Big Lots revised its second-quarter earnings outlook, exceeding analysts' estimates
Big Lots, Inc. (NYSE:BIG) announced that, due to continued demand, it expects second-quarter comparable sales to surge up to the mid-to-high twenties. Additionally, the company further revised its outlook and expects adjusted earnings per share to land between $2.50 and $2.75, coming in much higher than analysts' estimates. As a result, the shares of BIG are skyrocketing, last seen up 18.7% to trade at $40.17.

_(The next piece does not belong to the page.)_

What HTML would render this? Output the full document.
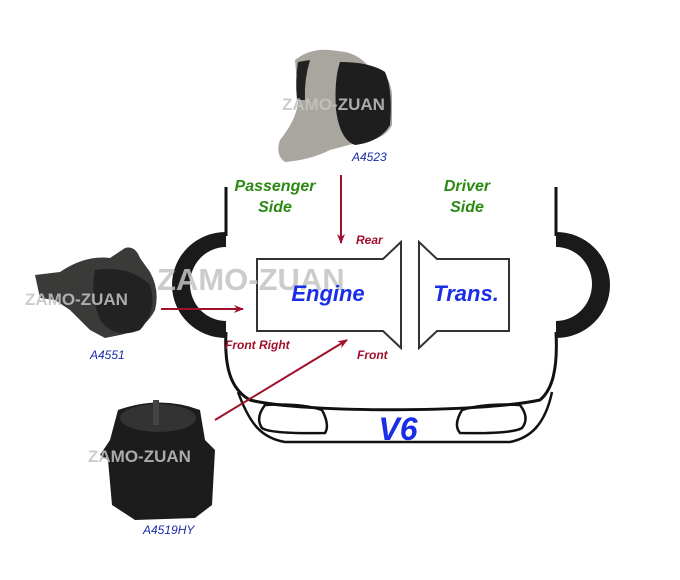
<!DOCTYPE html>
<html><head><meta charset="utf-8"><style>
html,body{margin:0;padding:0;background:#fff;}
svg{display:block}
text{font-family:"Liberation Sans",sans-serif}
.b{font-weight:bold;font-style:italic}
.n{font-weight:normal;font-style:italic}
</style></head><body>
<svg width="680" height="580" viewBox="0 0 680 580" xmlns="http://www.w3.org/2000/svg">
<defs>
<marker id="ah" markerWidth="10" markerHeight="8" refX="9" refY="4" orient="auto" markerUnits="userSpaceOnUse"><path d="M0,0 L10,4 L0,8 L3,4Z" fill="#a0102a"/></marker>
</defs>
<!-- top photo A4523 -->
<path d="M295,60 Q310,48 330,50 L345,52 Q360,55 370,68 Q390,70 392,95 L392,125 Q385,140 360,142 L330,150 Q310,160 285,162 Q275,155 280,140 Q300,115 298,95 Z" fill="#a8a69e"/>
<path d="M340,62 Q370,62 385,72 Q393,90 390,125 Q380,142 355,145 Q340,140 336,110 Q334,80 340,62Z" fill="#1e1e1e"/>
<path d="M298,62 Q295,80 297,100 L305,100 Q304,80 310,60Z" fill="#222"/>
<!-- left photo A4551 -->
<path d="M35,275 L60,272 Q85,255 110,258 L125,248 Q135,245 140,258 L150,272 Q160,290 155,310 Q145,330 120,335 L105,338 L90,330 L70,310 L55,300 L40,298Z" fill="#3a3a38"/>
<path d="M95,270 Q130,265 150,285 Q158,310 140,330 Q115,340 100,320 Q90,295 95,270Z" fill="#222"/>
<!-- bottom photo A4519HY -->
<path d="M118,410 Q160,395 200,410 L205,440 L215,450 L212,505 L195,518 L135,520 L112,505 L108,460 L100,455 L110,440Z" fill="#1c1c1c"/>
<ellipse cx="158" cy="418" rx="38" ry="14" fill="#333"/>
<rect x="153" y="400" width="6" height="25" fill="#444"/>
<!-- body -->
<g fill="none" stroke="#111" stroke-width="3">
<path d="M226,187 L226,236"/>
<path d="M556,187 L556,236"/>
<path d="M226,332 C224,370 232,390 250,400 C300,413 480,413 540,400 C552,390 558,370 556,332"/>
<path d="M238,392 C250,425 262,438 285,442 L510,442 C530,438 545,425 552,392" stroke-width="2.5"/>
<path d="M265,405 Q255,418 262,428 Q270,434 325,433 Q330,425 322,410 Q300,403 265,405Z" stroke-width="2.5"/>
<path d="M520,405 Q530,418 522,428 Q512,434 460,433 Q453,425 462,410 Q485,403 520,405Z" stroke-width="2.5"/>
</g>
<path d="M226,232 A54,53 0 0 0 226,338 L226,321 A36,37 0 0 1 226,247Z" fill="#1a1a1a"/>
<path d="M556,232 A54,53 0 0 1 556,338 L556,321 A36,37 0 0 0 556,247Z" fill="#1a1a1a"/>
<!-- engine / trans -->
<g fill="#fff" stroke="#333" stroke-width="2">
<path d="M257,259 L383,259 L401,242 L401,348 L383,331 L257,331Z"/>
<path d="M419,242 L437,259 L509,259 L509,331 L437,331 L419,348Z"/>
</g>
<!-- watermarks -->
<g fill="#c4c4c4" opacity="0.85" style="font-weight:bold">
<text x="282" y="110" font-size="17">ZAMO-ZUAN</text>
<text x="157" y="290" font-size="31">ZAMO-ZUAN</text>
<text x="25" y="305" font-size="17">ZAMO-ZUAN</text>
<text x="88" y="462" font-size="17">ZAMO-ZUAN</text>
</g>
<text class="b" x="328" y="301" font-size="22" fill="#1a2ee6" text-anchor="middle">Engine</text>
<text class="b" x="466" y="301" font-size="22" fill="#1a2ee6" text-anchor="middle">Trans.</text>
<text class="b" x="398" y="440" font-size="32" fill="#1a2ee6" text-anchor="middle">V6</text>
<g fill="#2a8a12" font-size="16" text-anchor="middle" class="b">
<text class="b" x="275" y="191">Passenger</text><text class="b" x="275" y="212">Side</text>
<text class="b" x="467" y="191">Driver</text><text class="b" x="467" y="212">Side</text>
</g>
<g fill="#a0102a" font-size="12">
<text class="b" x="356" y="244">Rear</text>
<text class="b" x="357" y="359">Front</text>
<text class="b" x="225" y="349">Front Right</text>
</g>
<g stroke="#a0102a" stroke-width="2" marker-end="url(#ah)">
<line x1="341" y1="175" x2="341" y2="243"/>
<line x1="161" y1="309" x2="243" y2="309"/>
<line x1="215" y1="420" x2="347" y2="340"/>
</g>
<g fill="#1a2aa8" font-size="12">
<text class="n" x="352" y="161">A4523</text>
<text class="n" x="90" y="359">A4551</text>
<text class="n" x="143" y="534">A4519HY</text>
</g>
</svg>
</body></html>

Big Lots stock has nearly quadrupled since hitting a 14-year low of $10.13 in mid-March. The security is now making its way back toward its May 29 two-year high of $42.33. Meanwhile, over the last three months, the equity's ascending 40-day moving average has acted as solid support on the charts, pushing BIG 213% higher during this time period.
Despite all of this, BIG's Schaeffer's put/call open interest ratio (SOIR) of 1.05 sits in the 78th percentile of its annual range, suggesting short-term option players have rarely been more put-heavy during the past 12 months.

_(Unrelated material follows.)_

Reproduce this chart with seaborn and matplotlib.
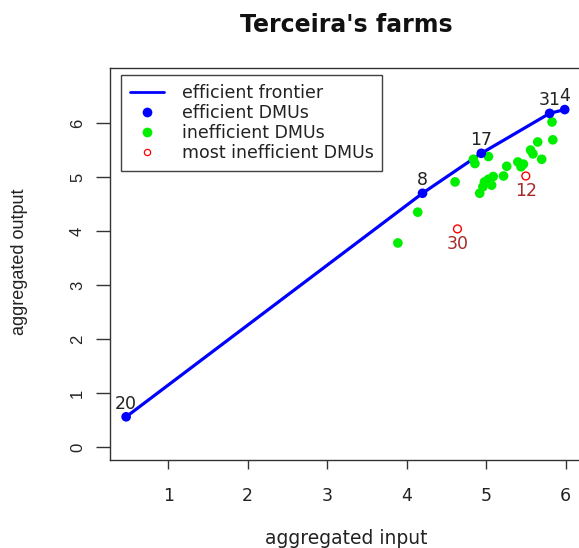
import matplotlib
matplotlib.use("Agg")
import matplotlib.pyplot as plt
from matplotlib.lines import Line2D
import seaborn as sns
import pandas as pd

# ---- data ----
eff_x = [0.47, 4.20, 4.94, 5.80, 5.99]
eff_y = [0.56, 4.70, 5.44, 6.18, 6.25]
eff_labels = ["20", "8", "17", "31", "4"]

ineff_x = [5.83, 5.84, 5.65, 5.56, 5.59, 5.70, 5.40, 5.47, 5.44, 5.26, 5.22, 5.09,
           5.03, 4.98, 5.07, 4.96, 4.92, 5.03, 4.86, 4.84, 4.61, 4.14, 3.89]
ineff_y = [6.02, 5.69, 5.65, 5.50, 5.43, 5.33, 5.28, 5.24, 5.19, 5.20, 5.02, 5.01,
           4.96, 4.91, 4.85, 4.82, 4.70, 5.38, 5.25, 5.33, 4.91, 4.35, 3.78]

worst_x = [5.50, 4.64]
worst_y = [5.02, 4.04]
worst_labels = ["12", "30"]

x_ticks = [1, 2, 3, 4, 5, 6]
y_ticks = [0, 1, 2, 3, 4, 5, 6]

title = "Terceira's farms"
xlabel = "aggregated input"
ylabel = "aggregated output"
legend_labels = ["efficient frontier", "efficient DMUs", "inefficient DMUs", "most inefficient DMUs"]

# ---- plot ----
sns.set_style("white")
plt.rcParams["font.family"] = ["DejaVu Sans"]
NARROW = ["Liberation Sans", "DejaVu Sans"]

W, H = 579, 548
fig = plt.figure(figsize=(W / 100, H / 100), dpi=100)
ax = fig.add_axes([110 / W, 1 - 460 / H, 473 / W, 392 / H])

eff = pd.DataFrame({"x": eff_x, "y": eff_y})
ineff = pd.DataFrame({"x": ineff_x, "y": ineff_y})
worst = pd.DataFrame({"x": worst_x, "y": worst_y})

sns.lineplot(data=eff, x="x", y="y", sort=False, estimator=None, color="#0000ff",
             linewidth=2.3, ax=ax, legend=False)
sns.scatterplot(data=ineff, x="x", y="y", color="#00ee00", s=48, edgecolor="none",
                ax=ax, legend=False, zorder=3)
sns.scatterplot(data=eff, x="x", y="y", color="#0000ff", s=48, edgecolor="none",
                ax=ax, legend=False, zorder=4)
sns.scatterplot(data=worst, x="x", y="y", facecolor="none", edgecolor="#ff0000",
                s=32, linewidth=1.0, ax=ax, legend=False, zorder=4)

for xv, yv, lab in zip(eff_x, eff_y, eff_labels):
    ax.annotate(lab, (xv, yv), xytext=(0, 3), textcoords="offset points",
                ha="center", va="bottom", fontsize=12.5, color="#222222")
for xv, yv, lab in zip(worst_x, worst_y, worst_labels):
    ax.annotate(lab, (xv, yv), xytext=(0, -4.5), textcoords="offset points",
                ha="center", va="top", fontsize=12.5, color="#a52a2a")

ax.set_xlim(0.267, 6.22)
ax.set_ylim(-0.24, 7.02)
ax.set_xticks(x_ticks)
ax.set_yticks(y_ticks)
ax.set_xlabel("")
ax.set_ylabel("")
ax.tick_params(axis="x", direction="out", length=6.5, width=1, color="#333333",
               labelsize=12.5, labelcolor="#222222", pad=13, bottom=True)
ax.tick_params(axis="y", direction="out", length=10, width=1, color="#333333",
               labelsize=12, labelcolor="#222222", pad=8, left=True, labelrotation=90)
for lbl in ax.get_yticklabels():
    lbl.set_va("center")
    lbl.set_family(NARROW)
for sp in ax.spines.values():
    sp.set_color("#333333")
    sp.set_linewidth(1.0)

handles = [
    Line2D([], [], color="#0000ff", lw=2.0),
    Line2D([], [], color="#0000ff", marker="o", ls="none", markersize=7, markeredgewidth=0),
    Line2D([], [], color="#00ee00", marker="o", ls="none", markersize=7, markeredgewidth=0),
    Line2D([], [], color="#ff0000", marker="o", ls="none", markersize=4.5,
           markerfacecolor="none", markeredgewidth=0.9),
]
leg = ax.legend(handles, legend_labels, loc="upper left", bbox_to_anchor=(11 / 473, 1 - 7 / 392),
                borderaxespad=0, fontsize=12.5, frameon=True, fancybox=False,
                edgecolor="#111111", handlelength=2.0, handletextpad=1.0,
                labelspacing=0.12, borderpad=0.5)
leg.get_frame().set_linewidth(1.0)
for t in leg.get_texts():
    t.set_color("#222222")

fig.text(346 / W, 1 - 32 / H, title, ha="center", va="baseline", fontsize=17,
         fontweight="bold", color="#111111")
fig.text(346 / W, 1 - 538 / H, xlabel, ha="center", va="center", fontsize=13.5, color="#222222")
fig.text(20 / W, 1 - 262 / H, ylabel, ha="center", va="center", rotation=90,
         fontsize=13, color="#222222", family=NARROW)

fig.savefig("out.png", dpi=100)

Digging deeper, BIG's Schaeffer's Volatility Index (SVI) of 63% stands higher than just 18% of all other readings from the past year, implying that options can be had for a bargain right now. Plus, the equity's Schaeffer's Volatility Scorecard (SVS) sits at an extremely high 98. This means Big Lots stock has tended to exceed option traders' volatility expectations during the past year.
Analysts, meanwhile, are divided regarding BIG. Of the eight in coverage, three rate it a "strong buy," four say "hold," and one says "sell." Meanwhile, the 12-month consensus price target of $39.57 is a 3.7% discount to current levels.